Sepideh shared that her greatest challenge in her professional journey was related to immigration law and policy. “I had immigrated to Germany from Iran first and coming here I could not claim asylum.” Even though Sepideh contributed to the United States like any other American, she could not travel outside the country due to her legal status and this posed a limitation. Sepideh says that “when the opportunity came along to travel with the organization or other companies I could not do that.” One would have assumed that working in a predominantly male sector, would have been challenging, but this was not the case for Sepideh, “I knew exactly where I was and where I wanted to go.” However, sprinkling a little humor she said “there is not a lot of room for emotional things while working with men and it is very transactional.” She further added, “The satisfaction I get to support women and see them thrive out beats the feeling I experienced when climbing the corporate ladder.” The support Sepideh provides for women seems to come from a sense of responsibility she inherited from her parents in making a better life for others. As she stated during the interview, “my parents gave up a lot for me to be where I am today.”

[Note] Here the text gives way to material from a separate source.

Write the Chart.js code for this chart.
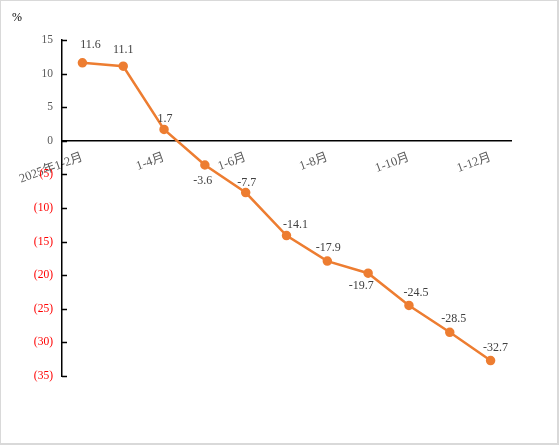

In the same way that her parents offered her the opportunity to thrive in America through her family upbringing and experiences, Sepideh is now offering to do the same for many women on a global level through her annual mentorship goal of guiding 10 women. At the age of 18, her father told her “you need to find people to support you and who can give you advice.” After her renowned success as a Femigrant, she is giving back to the community and advises other immigrant women to come out of their comfort zones, to share experiences, and to have real conversations with other women regarding professional growth. Through her work in the field of business, technology, mentorship, and engaging women in real constructive conversations, Sepideh is rewiring a profession for diversity and inclusion. Her advice to Femigrants is to stay focused, be yourself, don’t take no for an answer and start early building a support system (mentors, sponsors, network) who can help and elevate you every step of the way while you are pursuing your career path.